Almost exactly three months shy of the Titanic centennial, the cruise ship Costa Concordia ran aground late Friday night off a small island near the coast of Tuscany just north of Rome. At least three people are known dead and dozens more still unaccounted for.
The fear and panic among the passengers was just as real. CBS News correspondent Allen Pizzey has some of their stories.
Passengers had just sat down to dinner when they heard a loud bang.
The impact tore a 160-foot gash in the hull, and an eight-day Mediterranean cruise turned into what some passengers described as "scenes from the movie 'Titanic.'"
With water pouring in, the Costa Concordia began to list. The Lukes family from Girdwood, Alaska knew it was time to go.
"The boat was listing," said Nate Lukes. "There's water coming on board, there's something wrong if it's tipping like that. So we went to the high side. But that was chaotic in the hallways, people with lifejackets on, the power was out."
A least they were on the side of the ship where they could get off, but the only way down was a rope ladder.
"People were panicking and yelling and pushing," said Cary Lukes. "They wanted to be the first on the lifeboat.

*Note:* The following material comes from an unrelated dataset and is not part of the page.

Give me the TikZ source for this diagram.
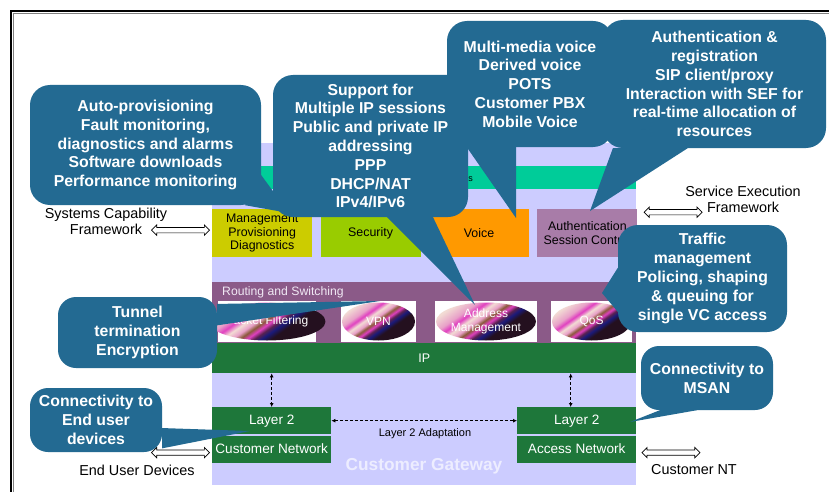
\documentclass[tikz,border=0pt]{standalone}
\usepackage{fontspec}
\setmainfont{Liberation Sans}
\usepackage{tikz}
\usetikzlibrary{arrows.meta,positioning,shapes,calc}

\definecolor{gwlilac}{HTML}{CCCCFF}
\definecolor{gwtext}{HTML}{EDEDFF}
\definecolor{svcteal}{HTML}{00CC99}
\definecolor{mgmtolive}{HTML}{CCCC00}
\definecolor{secgreen}{HTML}{99CC00}
\definecolor{voiceorange}{HTML}{FF9900}
\definecolor{authmauve}{HTML}{A87CA8}
\definecolor{rsplum}{HTML}{8B5A88}
\definecolor{rstext}{HTML}{F0E8F4}
\definecolor{ipgreen}{HTML}{1E773A}
\definecolor{calloutblue}{HTML}{236A92}
\definecolor{lensdark}{HTML}{24101F}
\definecolor{lensplum}{HTML}{5A2250}
\definecolor{lensnavy}{HTML}{1A1A7A}
\definecolor{lensmagenta}{HTML}{E040C0}
\definecolor{lensbrown}{HTML}{8A5A3A}
\definecolor{lenspink}{HTML}{E8A0C8}
\definecolor{lensbeige}{HTML}{F2DCD4}

% striped fill for the function lenses
\pgfdeclareverticalshading{lensswirl}{100bp}{color(0bp)=(lensdark); color(25bp)=(lensdark);
  color(38bp)=(lensdark); color(42bp)=(lensnavy); color(45bp)=(lensplum); color(48bp)=(lensmagenta);
  color(51bp)=(lensbrown); color(54bp)=(lenspink); color(58bp)=(lensbeige); color(62bp)=(lensmagenta);
  color(66bp)=(lenspink); color(75bp)=(lensbeige); color(100bp)=(lensbeige)}

\begin{document}
\begin{tikzpicture}[
  x=1pt, y=-1pt,
  every node/.style={inner sep=0pt, align=center},
  layer/.style={minimum width=424pt, anchor=north west},
  fnbox/.style={minimum width=100pt, minimum height=48pt, anchor=north west, font=\fontsize{12.4}{13.5}\selectfont},
  l2box/.style={fill=ipgreen, text=white, minimum width=119pt, minimum height=27pt, font=\fontsize{13.6}{15}\selectfont},
  imgbox/.style={fill=white, minimum height=41pt},
  lens/.style={ellipse, shading=lensswirl, shading angle=35, minimum height=38pt, text=white, font=\fontsize{12}{14}\selectfont},
  side/.style={font=\fontsize{14.4}{16}\selectfont},
  dblarrow/.style={double arrow, draw, fill=white, line width=0.7pt, minimum height=58pt, minimum width=10pt, double arrow head extend=2.5pt, inner sep=2.3pt},
  dasharr/.style={densely dashed, line width=0.9pt, {Latex[length=4pt,width=4pt]}-{Latex[length=4pt,width=4pt]}},
  callout/.style={fill=calloutblue, rounded corners=20pt, text=white, font=\bfseries\fontsize{15.8}{18.8}\selectfont},
]
  \useasboundingbox (0,0) rectangle (829,492);
  \fill[white] (0,0) rectangle (829,492);

  % frame
  \draw[line width=1.6pt] (11,492) |- (829,11);
  \draw[gray, line width=0.8pt] (13.5,492) |- (829,13.5);

  % gateway layers
  \node[layer, fill=gwlilac, minimum height=342pt] (gw) at (212,143) {};
  \node[layer, fill=svcteal, minimum height=23pt] (svc) at (212,166) {};
  \node[anchor=east, font=\fontsize{9}{11}\selectfont] (svclabel) at (473,178) {Services};

  \node[fnbox, fill=mgmtolive] (mgmt) at (212,209) {Management\\Provisioning\\Diagnostics};
  \node[fnbox, fill=secgreen, right=8pt of mgmt] (sec) {Security};
  \node[fnbox, fill=voiceorange, right=8pt of sec] (voice) {Voice};
  \node[fnbox, fill=authmauve, right=8pt of voice] (auth) {Authentication\\Session Control};

  \node[layer, fill=rsplum, minimum height=61pt] (rs) at (212,282) {};
  \node[anchor=west, text=rstext, font=\fontsize{12.2}{13}\selectfont] (rslabel) at (222,292) {Routing and Switching};

  \node[imgbox, minimum width=98pt] (pfbox) at (267,321.5) {};
  \node[imgbox, minimum width=75pt] (vpnbox) at (378.5,321.5) {};
  \node[imgbox, minimum width=102pt] (ambox) at (486,321.5) {};
  \node[imgbox, minimum width=81pt] (qosbox) at (591.5,321.5) {};
  \node[lens, minimum width=96pt] (pf) at (pfbox) {Packet Filtering};
  \node[lens, minimum width=73pt] (vpn) at (vpnbox) {VPN};
  \node[lens, minimum width=100pt] (am) at (ambox) {Address\\Management};
  \node[lens, minimum width=79pt] (qos) at (qosbox) {QoS};

  \node[layer, fill=ipgreen, minimum height=30pt] (ip) at (212,343) {};
  \node[text=white, font=\fontsize{12.5}{14}\selectfont] (iplabel) at (ip.center) {IP};

  % layer 2 blocks
  \node[l2box, anchor=north west] (l2a) at (212,407) {Layer 2};
  \node[l2box, below=1pt of l2a] (cna) {Customer Network};
  \node[l2box, anchor=north west] (l2b) at (517,407) {Layer 2};
  \node[l2box, below=1pt of l2b] (anb) {Access Network};

  \draw[dasharr] (ip.south -| l2a.north) -- (l2a.north);
  \draw[dasharr] ($(ip.south -| l2b.north)+(-6,0)$) -- ($(l2b.north)+(-6,0)$);
  \draw[dasharr] (l2a) -- (l2b);
  \node[font=\fontsize{11}{12}\selectfont] (adapt) at (425,434) {Layer 2 Adaptation};

  \node[text=gwtext, font=\bfseries\fontsize{17.3}{20}\selectfont] (gwlabel) at (424,466) {Customer Gateway};

  % outside interfaces
  \node[side] (scf) at (106,221) {Systems Capability\\Framework};
  \node[side] (sef) at (743,199) {Service Execution\\Framework};
  \node[side] (eud) at (137,470) {End User Devices};
  \node[side] (cnt) at (694,470) {Customer NT};
  \node[dblarrow, left=2pt of mgmt, yshift=3pt] (scfarr) {};
  \node[dblarrow, right=6pt of auth, yshift=21pt] (sefarr) {};
  \node[dblarrow, left=2pt of cna, yshift=-3.5pt] (eudarr) {};
  \node[dblarrow, right=5pt of anb, yshift=-3.5pt] (cntarr) {};

  % callouts
  \node[callout, minimum width=223pt, minimum height=128pt] (authnote) at (714.5,84)
    {Authentication \&\\registration\\SIP client/proxy\\Interaction with SEF for\\real-time allocation of\\resources};
  \coordinate (authtip) at (590,211);
  \fill[calloutblue] ($(authnote.south west)!0.045!(authnote.south east)$) -- (authtip)
    -- ($(authnote.south west)!0.38!(authnote.south east)$) -- cycle;

  \node[callout, minimum width=166pt, minimum height=126pt] (voicenote) at (530,84)
    {Multi-media voice\\Derived voice\\POTS\\Customer PBX\\Mobile Voice};
  \coordinate (voicetip) at (516,218);
  \fill[calloutblue] ($(voicenote.south west)!0.12!(voicenote.south east)$) -- (voicetip)
    -- ($(voicenote.south west)!0.416!(voicenote.south east)$) -- cycle;

  \node[callout, minimum width=195pt, minimum height=142pt] (ipnote) at (370.5,146)
    {Support for\\Multiple IP sessions\\Public and private IP\\addressing\\PPP\\DHCP/NAT\\IPv4/IPv6};
  \coordinate (iptip) at (475,305);
  \fill[calloutblue] ($(ipnote.south west)!0.585!(ipnote.south east)$) -- (iptip)
    -- ($(ipnote.south west)!0.82!(ipnote.south east)$) -- cycle;

  \node[callout, minimum width=231pt, minimum height=120pt] (autonote) at (145.5,145)
    {Auto-provisioning\\Fault monitoring,\\diagnostics and alarms\\Software downloads\\Performance monitoring};
  \coordinate (autotip) at (289,213);
  \fill[calloutblue] ($(autonote.north east)!0.75!(autonote.south east)$) -- (autotip)
    -- ($(autonote.south west)!0.93!(autonote.south east)$) -- cycle;

  \node[callout, minimum width=169pt, minimum height=107pt] (trafnote) at (702.5,278.5)
    {Traffic\\management\\Policing, shaping\\\& queuing for\\single VC access};
  \coordinate (traftip) at (602,293);
  \fill[calloutblue] ($(trafnote.north west)!0.4!(trafnote.south west)$) -- (traftip)
    -- ($(trafnote.south west)!0.1!(trafnote.south east)$) -- cycle;

  \node[callout, rounded corners=18pt, minimum width=159pt, minimum height=71pt] (tunnote) at (137.5,332.5)
    {Tunnel\\termination\\Encryption};
  \coordinate (tuntip) at (380,301);
  \fill[calloutblue] ($(tunnote.north east)!0.1!(tunnote.south east)$) -- (tuntip)
    -- ($(tunnote.north east)!0.4!(tunnote.south east)$) -- cycle;

  \node[callout, rounded corners=18pt, minimum width=132pt, minimum height=64pt] (eudnote) at (96,420)
    {Connectivity to\\End user\\devices};
  \coordinate (eudtip) at (250,431);
  \fill[calloutblue] ($(eudnote.north east)!0.625!(eudnote.south east)$) -- (eudtip)
    -- ($(eudnote.north east)!0.94!(eudnote.south east)$) -- cycle;

  \node[callout, rounded corners=18pt, minimum width=132pt, minimum height=64pt] (msannote) at (707,378)
    {Connectivity to\\MSAN};
  \coordinate (msantip) at (630,422);
  \fill[calloutblue] ($(msannote.south west)!0.144!(msannote.south east)$) -- (msantip)
    -- ($(msannote.south west)!0.424!(msannote.south east)$) -- cycle;
\end{tikzpicture}
\end{document}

We didn't get on the first lifeboats and then they were gone and there we stood."
The ship appears to have struck a reef. Some passengers decided their only chance was to jump into the dark freezing cold sea.
Mark Plath, his wife Sarah, and her brother Justin Baines were among them.
"The ship starting moving very fast," said Mark Plath,"and so we knew we were going to be under quick. And so we just started jumping and there were 200 people that jumped and swam a 100 meters to rocks and we got up on the shore."
"And it's a good thing we did," said Sarah Plath, "because the part which is now under water is where were standing."
"You were standing on the part that's now under water?" asked Pizzey.
"Yes, yes, yes," said all three. "Very far under water," said Mark.
They clung to rocks until rescuers could reach them.
"We had little beacons on our life vests, which were blinking," said Mark Plath. "But we just waited and waited."
Most of the passengers ended up in nearby Porto Santo Stefano.
The rescue operation included lifeboats, helicopters and ferries, which make daily runs from the mainland to the island of Giglio where the cruise ship finally ran aground. There was no time to salvage belongings -- most arrived in what they had been wearing when the ship started to go down.
Nine-year-old Isabel Lukes and six-year-old Molly Lukes were in their pajamas.
"Lucy lost her tooth on the ladder," said Cary Lukes, referring to young family member Lucy.
"I caught it in my mouth," said Lucy.
As many as forty of the more than 4,000 passengers and crew remain unaccounted for. Divers will start searching the submerged hull again in the morning and the captain has been detained.